Es necesario también librar una batalla en el campo cultural, donde en la actualidad el narcodelito ofrece alternativas concretas a aquellos sectores sociales excluidos.

Se deben promover redes de comunicación, sobre todo, en las plataformas digitales a las que se pueda acceder a través de la telefonía celular, que hagan posible instalar un gran diálogo comunitario y nacional, con el fin de desalentar la violencia en la resolución de los conflictos, y prevenir y combatir la expansión de las adicciones. El uso de técnicas de diálogo inteligente mediante instrumentos ampliamente disponibles, como el big data, hacen posible y muy necesaria una estrategia comunicacional de estas características.

Los países productores y los países de tránsito son sede de las grandes organizaciones vinculadas al crimen organizado. Estas organizaciones criminales, en sus disputas por el control de los mercados domésticos asociados a diferentes eslabones de la cadena, tales como el cultivo así como el procesamiento y las rutas de exportación, generan prácticas violentas que se traducen en una elevada inseguridad que es padecida —principalmente— por la población de los países de producción y tránsito. América Latina es el continente con mayor cantidad de hechos violentos y homicidios fuera de los enfrentamientos bélicos de carácter más convencional que tienen lugar en otras regiones del mundo.
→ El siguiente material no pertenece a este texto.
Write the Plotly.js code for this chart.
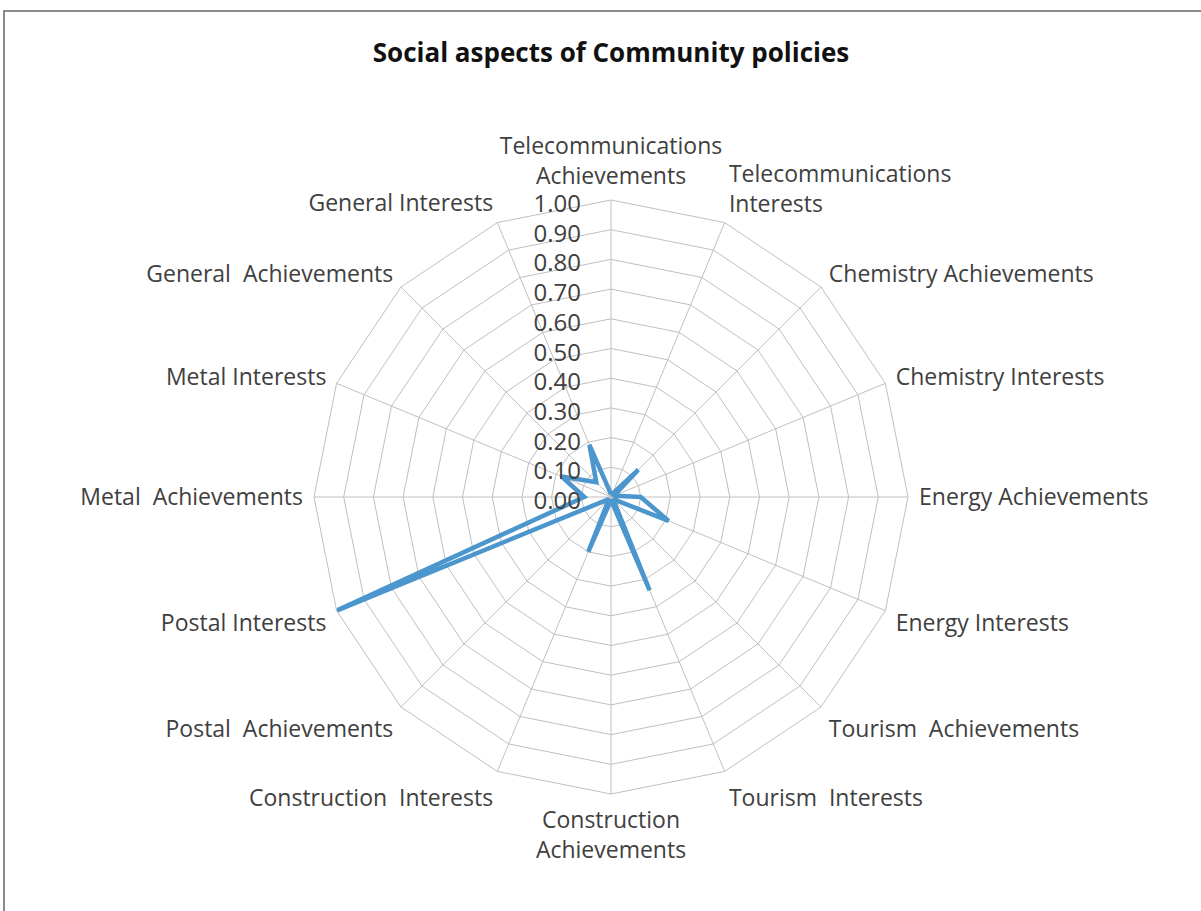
<!DOCTYPE html>
<html>
<head>
<meta charset="utf-8">
<script src="https://cdn.plot.ly/plotly-3.0.1.min.js"></script>
<style>html,body{margin:0;padding:0;background:#fff;}#chart{width:1201px;height:911px;}</style>
</head>
<body>
<div id="chart"></div>
<script>
const categories = [
  "Telecommunications<br>Achievements",
  "Telecommunications<br>Interests",
  "Chemistry Achievements",
  "Chemistry Interests",
  "Energy Achievements",
  "Energy Interests",
  "Tourism  Achievements",
  "Tourism  Interests",
  "Construction<br>Achievements",
  "Construction  Interests",
  "Postal  Achievements",
  "Postal Interests",
  "Metal  Achievements",
  "Metal Interests",
  "General  Achievements",
  "General Interests"
];
const values = [0.01, 0.01, 0.13, 0.01, 0.10, 0.21, 0.01, 0.34, 0.01, 0.20, 0.01, 1.00, 0.09, 0.18, 0.07, 0.19];
const radialTicks = [0, 0.1, 0.2, 0.3, 0.4, 0.5, 0.6, 0.7, 0.8, 0.9, 1.0];
const titleText = "Social aspects of Community policies";

const r = values.concat([values[0]]);
const theta = categories.concat([categories[0]]);

const cx = 611, cy = 497, rad = 297, W = 1201, H = 911;

const data = [{
  type: 'scatterpolar',
  r: r,
  theta: theta,
  mode: 'lines',
  line: {color: '#4a96cd', width: 4.5},
  hoverinfo: 'skip'
}];

const layout = {
  width: W, height: H,
  margin: {l: 0, r: 0, t: 0, b: 0},
  paper_bgcolor: '#ffffff',
  showlegend: false,
  font: {family: 'Open Sans, sans-serif', color: '#404040'},
  title: {
    text: '<b>' + titleText + '</b>',
    x: 611/W, xanchor: 'center',
    y: 1 - 53/H, yanchor: 'middle',
    font: {family: 'Open Sans, sans-serif', size: 26, color: '#111111'}
  },
  polar: {
    domain: {x: [(cx - rad)/W, (cx + rad)/W], y: [(H - cy - rad)/H, (H - cy + rad)/H]},
    gridshape: 'linear',
    bgcolor: '#ffffff',
    angularaxis: {
      direction: 'clockwise',
      rotation: 90,
      type: 'category',
      categoryarray: categories,
      showline: true,
      linecolor: '#c0c0c0',
      linewidth: 1,
      gridcolor: '#c0c0c0',
      gridwidth: 1,
      ticks: 'outside',
      ticklen: 6,
      tickcolor: 'rgba(0,0,0,0)',
      tickfont: {size: 23, color: '#404040'}
    },
    radialaxis: {
      range: [0, 1],
      tickvals: radialTicks,
      tickformat: '.2f',
      angle: 90,
      side: 'counterclockwise',
      showline: false,
      gridcolor: '#c0c0c0',
      gridwidth: 1,
      ticks: 'outside',
      ticklen: 8,
      tickcolor: 'rgba(0,0,0,0)',
      tickfont: {size: 24, color: '#404040'}
    }
  },
  shapes: [{
    type: 'rect', xref: 'paper', yref: 'paper',
    x0: 4/W, x1: 1.02, y0: -0.02, y1: 1 - 11/H,
    line: {color: '#8a8a8a', width: 2},
    fillcolor: 'rgba(0,0,0,0)'
  }]
};

Plotly.newPlot('chart', data, layout, {displayModeBar: false, staticPlot: true});
</script>
</body>
</html>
El accionar de las bandas dedicadas al narcomenudeo promueve las adicciones, especialmente en niños y jóvenes, provoca violencia comunitaria y homicidios por la disputa de mercados, y genera la falsa ilusión de la eficiencia en el combate al narcodelito, a través del incremento de la población privada de libertad. Este hecho, lejos de representar una medida eficiente, se ha convertido en el caldo de cultivo donde el crimen organizado, a través del control de los centros penitenciarios, encuentra la materia prima fundamental para expandir su base operativa. Las elevadas tasas de reincidencia existentes en nuestro país son el mejor parámetro para constatar el alcance de este problema. Esto representa uno de los mayores desafíos que, en corto plazo, tienen las sociedades de América Latina y —también— el Uruguay.
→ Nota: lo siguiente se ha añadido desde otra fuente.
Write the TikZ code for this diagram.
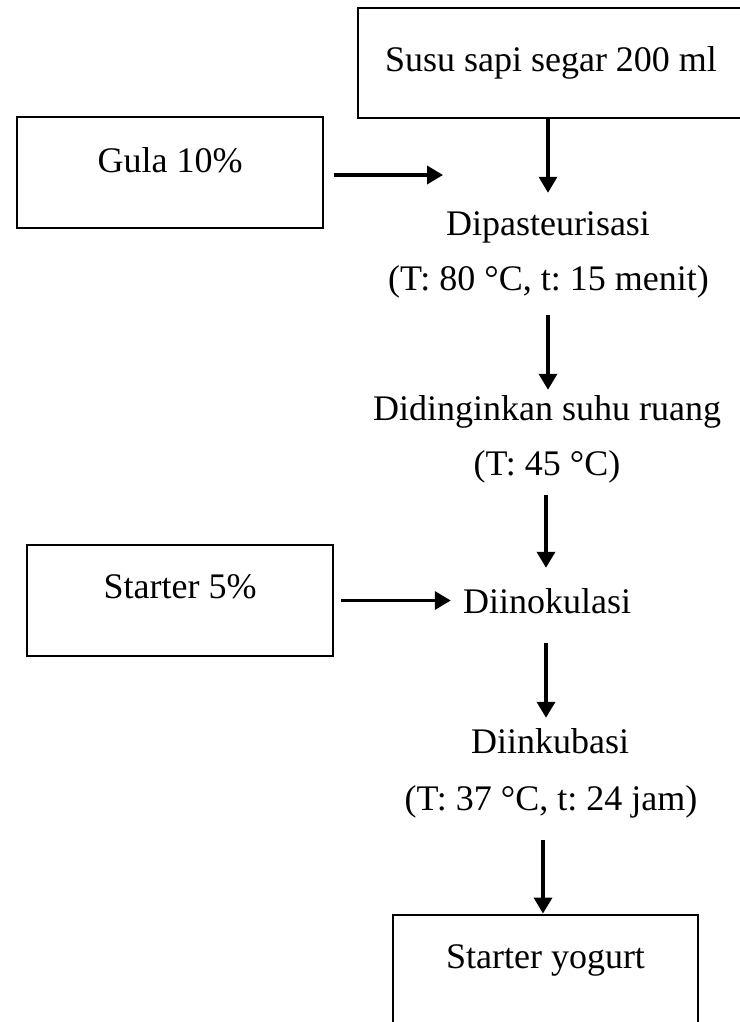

Es paradójico que los políticos de los diferentes sectores, ya sea de izquierda, de centro o de derecha, así como las autoridades del Poder Judicial, no terminen de asimilar el peligro inminente que golpea a todos los países de nuestra región y al Uruguay. En tal sentido, no es despreciable el inmenso poder de corrupción asociado al narcotráfico, tanto internacional como local, donde autoridades públicas de todos los niveles pueden ser objeto de soborno, presiones y amenazas a través del enorme poder económico existente hoy en manos de las bandas criminales.

El lavado de activos derivado de esta actividad supone a escala global la movilización de recursos que superan anualmente los 800.000 millones de dólares, según estimaciones de la Oficina de las Naciones Unidas contra la Droga y el Delito. En América Latina, el Primer Comando de la Capital es la banda brasileña con mayor influencia, no sólo en Brasil, sino que dispone de fuertes conexiones operativas en Argentina, Paraguay y Uruguay, y administra un negocio que mueve anualmente más recursos que la empresa Volkswagen de Brasil.

Por lo expuesto, es necesario avanzar de manera firme en el diseño de una estrategia bien fundada, que tenga el carácter de un Plan Nacional contra la violencia y la inseguridad, y que se ampare en la construcción de un acuerdo nacional, que sea sostenible en el tiempo e involucre al gobierno uruguayo en todos sus ámbitos jurisdiccionales, así como a la sociedad civil, para abrir canales de participación ciudadana, que les den protagonismo a las comunidades a partir de los ámbitos locales.

Gabriel Vidart es sociólogo. Entre otros cargos, a nivel nacional e internacional, fue director adjunto del Proyecto Combate a la Pobreza en América Latina y el Caribe del Programa de las Naciones Unidas para el Desarrollo (1984-1986), y fundador y secretario ejecutivo del Plan CAIF, Uruguay (1988-1990).